| Instruction |
Begin with the first line and repeat exactly through the line containing "const xPeriod = [8, 6.15, 4.6, 3.0, 1.7, 0.88];"; leave every image out.

# # # #

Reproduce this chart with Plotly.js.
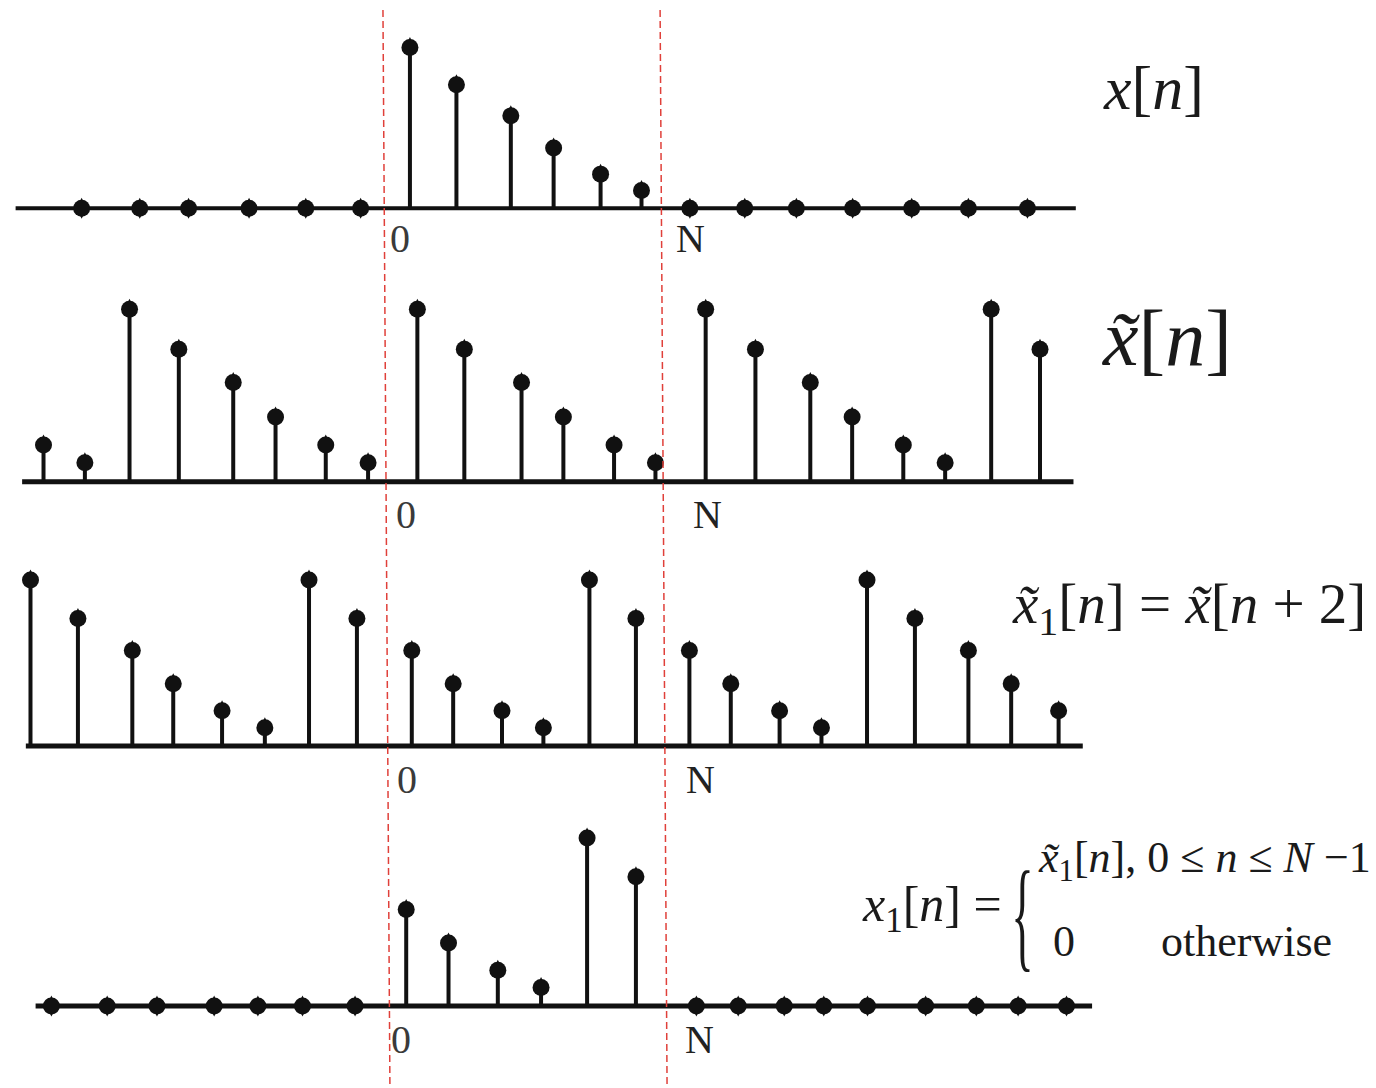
<!DOCTYPE html>
<html>
<head>
<meta charset="utf-8">
<script src="https://cdn.plot.ly/plotly-3.0.1.min.js"></script>
<style>
  html, body { margin: 0; padding: 0; background: #ffffff; }
  #chart { width: 1376px; height: 1088px; }
</style>
</head>
<body>
<div id="chart"></div>
<script>
// One period of x[n], n = 0 .. N-1 (N = 6)
const xPeriod = [8, 6.15, 4.6, 3.0, 1.7, 0.88];

// Row 1: x[n] — finite-length sequence, zero outside 0..N-1
const p1StemPos = [0.02, 1.02, 2.19, 3.11, 4.12, 5.0];
const p1StemVal = [8, 6.15, 4.6, 3.0, 1.7, 0.88];
const p1ZeroPos = [-7.04, -5.79, -4.74, -3.44, -2.22, -1.04, 6.04, 7.22, 8.33, 9.54, 10.81, 12.03, 13.30];
const p1Axis = [-8.46, 14.34];

// Row 2: periodic extension x~[n]
const p2StemPos = [-7.86, -6.97, -6.01, -4.95, -3.78, -2.87, -1.79, -0.88, 0.18, 1.19, 2.42,
                   3.32, 4.41, 5.30, 6.38, 7.45, 8.63, 9.53, 10.63, 11.53, 12.52, 13.57];
const p2StemVal = [1.7, 0.88, 8, 6.15, 4.6, 3.0, 1.7, 0.88, 8, 6.15, 4.6,
                   3.0, 1.7, 0.88, 8, 6.15, 4.6, 3.0, 1.7, 0.88, 8, 6.15];
const p2ZeroPos = [];
const p2Axis = [-8.32, 14.29];

// Row 3: shifted periodic sequence x~1[n] = x~[n+2]
const p3StemPos = [-8.14, -7.12, -5.95, -5.07, -4.02, -3.10, -2.15, -1.12, 0.06, 0.95, 2.00, 2.89,
                   3.88, 4.88, 6.03, 6.92, 7.97, 8.87, 9.85, 10.88, 12.03, 12.95, 13.97];
const p3StemVal = [8, 6.15, 4.6, 3.0, 1.7, 0.88, 8, 6.15, 4.6, 3.0, 1.7, 0.88,
                   8, 6.15, 4.6, 3.0, 1.7, 0.88, 8, 6.15, 4.6, 3.0, 1.7];
const p3ZeroPos = [];
const p3Axis = [-8.24, 14.49];

// Row 4: x1[n] — one period of x~1[n], zero elsewhere
const p4StemPos = [-0.06, 0.85, 1.91, 2.84, 3.83, 4.88];
const p4StemVal = [4.6, 3.0, 1.7, 0.88, 8, 6.15];
const p4ZeroPos = [-7.69, -6.49, -5.42, -4.19, -3.25, -2.29, -1.16,
                   6.18, 7.08, 8.07, 8.92, 9.86, 11.11, 12.20, 13.10, 14.14];
const p4Axis = [-8.03, 14.69];

// Index labels under each axis and the period boundaries (n = -1/2 and n = N - 1/2)
const tickN = [0, 6];
const tickText = ['0', 'N'];
const boundaryTop = [-0.56, 5.40];
const boundaryBottom = [-0.41, 5.55];

// ---------------------------------------------------------------------------
const W = 1376, H = 1088;
const ink = '#111111';
const serif = 'Liberation Serif, Times New Roman, serif';

// baseline pixel row and pixels-per-unit of each row
const rows = [
  { stemPos: p1StemPos, stemVal: p1StemVal, zeroPos: p1ZeroPos, axis: p1Axis, base: 208.3, scale: 20.1, axisW: 4,  tickShift: [-9, 2] },
  { stemPos: p2StemPos, stemVal: p2StemVal, zeroPos: p2ZeroPos, axis: p2Axis, base: 481.7, scale: 21.55, axisW: 5, tickShift: [-3, 19] },
  { stemPos: p3StemPos, stemVal: p3StemVal, zeroPos: p3ZeroPos, axis: p3Axis, base: 746.0, scale: 20.75, axisW: 5, tickShift: [-2, 12] },
  { stemPos: p4StemPos, stemVal: p4StemVal, zeroPos: p4ZeroPos, axis: p4Axis, base: 1006.0, scale: 21.0, axisW: 5, tickShift: [-8, 11] }
];

const traces = [];
const annotations = [];
const layout = {
  width: W, height: H,
  margin: { l: 0, r: 0, t: 0, b: 0, pad: 0 },
  paper_bgcolor: '#ffffff', plot_bgcolor: '#ffffff',
  showlegend: false,
  xaxis: { range: [-409 / 46.5, (W - 409) / 46.5], visible: false, fixedrange: true },
  annotations: annotations,
  shapes: []
};

rows.forEach((r, i) => {
  const yId = i === 0 ? 'y' : 'y' + (i + 1);
  const yKey = i === 0 ? 'yaxis' : 'yaxis' + (i + 1);
  layout[yKey] = {
    range: [-(H - r.base) / r.scale, r.base / r.scale],
    visible: false, fixedrange: true,
    domain: [0, 1]
  };
  if (i > 0) layout[yKey].overlaying = 'y';

  // horizontal time axis
  traces.push({
    type: 'scatter', mode: 'lines', xaxis: 'x', yaxis: yId,
    x: r.axis, y: [0, 0],
    line: { color: ink, width: r.axisW }, hoverinfo: 'skip', cliponaxis: false
  });

  // stems
  const sx = [], sy = [];
  r.stemPos.forEach((p, k) => { sx.push(p, p, null); sy.push(0, r.stemVal[k], null); });
  traces.push({
    type: 'scatter', mode: 'lines', xaxis: 'x', yaxis: yId,
    x: sx, y: sy, line: { color: ink, width: 4 }, hoverinfo: 'skip', cliponaxis: false
  });

  // sample heads (stem tops and zero-valued samples): round blob, slightly taller than wide
  const mx = r.stemPos.concat(r.zeroPos);
  const my = r.stemVal.concat(r.zeroPos.map(() => 0));
  traces.push({
    type: 'scatter', mode: 'markers', xaxis: 'x', yaxis: yId,
    x: mx, y: my,
    marker: { symbol: 'diamond-tall', size: 15, color: ink, line: { width: 0 } },
    hoverinfo: 'skip', cliponaxis: false
  });
  traces.push({
    type: 'scatter', mode: 'markers', xaxis: 'x', yaxis: yId,
    x: mx, y: my,
    marker: { symbol: 'circle', size: 17, color: ink, line: { width: 0 } },
    hoverinfo: 'skip', cliponaxis: false
  });

  // 0 and N index labels
  tickN.forEach((n, k) => {
    annotations.push({
      xref: 'x', yref: yId, x: n, y: 0,
      text: tickText[k], showarrow: false,
      xanchor: 'center', yanchor: 'middle',
      xshift: r.tickShift[k], yshift: -(i === 0 ? 30 : 33),
      font: { family: serif, size: 40, color: k === 0 ? '#3a3a3a' : '#222222' }
    });
  });
});

// period boundaries, red dashed
boundaryTop.forEach((xt, k) => {
  layout.shapes.push({
    type: 'line', xref: 'x', yref: 'paper',
    x0: xt, y0: 1 - 10 / H, x1: boundaryBottom[k], y1: 0,
    line: { color: '#e0403a', width: 1.5, dash: '7px,4px' },
    layer: 'above'
  });
});

// right-hand formulas
function label(text, px, py, size, anchor) {
  annotations.push({
    xref: 'paper', yref: 'paper', x: px / W, y: 1 - py / H,
    text: text, showarrow: false,
    xanchor: anchor || 'center', yanchor: 'middle',
    font: { family: serif, size: size, color: '#1a1a1a' }
  });
}
const xt = '<i>x\u0303</i>';
label('<i>x</i>[<i>n</i>]', 1153, 88, 62);
label(xt + '[<i>n</i>]', 1167, 338, 80);
label(xt + '<sub>1</sub>[<i>n</i>] = ' + xt + '[<i>n</i> + 2]', 1189, 608, 57);
label('<i>x</i><sub>1</sub>[<i>n</i>] =', 932, 908, 50);
label('{', 1022, 914, 52);
label(xt + '<sub>1</sub>[<i>n</i>], 0 \u2264 <i>n</i> \u2264 <i>N</i> \u22121', 1036, 860, 44, 'left');
label('0', 1064, 941, 44);
label('otherwise', 1246, 941, 44);

Plotly.newPlot('chart', traces, layout, { staticPlot: true, displayModeBar: false }).then(gd => {
  // the case brace of the piecewise definition is a tall, narrow glyph
  gd.querySelectorAll('.annotation-text').forEach(t => {
    if (t.textContent === '{') {
      t.style.transformBox = 'fill-box';
      t.style.transformOrigin = 'center';
      t.style.transform = 'scale(0.9, 2.35)';
    }
  });
});
</script>
</body>
</html>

# # # #

| Exercise output |
Reproduce this chart with Plotly.js.
<!DOCTYPE html>
<html>
<head>
<meta charset="utf-8">
<script src="https://cdn.plot.ly/plotly-3.0.1.min.js"></script>
<style>
  html, body { margin: 0; padding: 0; background: #ffffff; }
  #chart { width: 1376px; height: 1088px; }
</style>
</head>
<body>
<div id="chart"></div>
<script>
// One period of x[n], n = 0 .. N-1 (N = 6)
const xPeriod = [8, 6.15, 4.6, 3.0, 1.7, 0.88];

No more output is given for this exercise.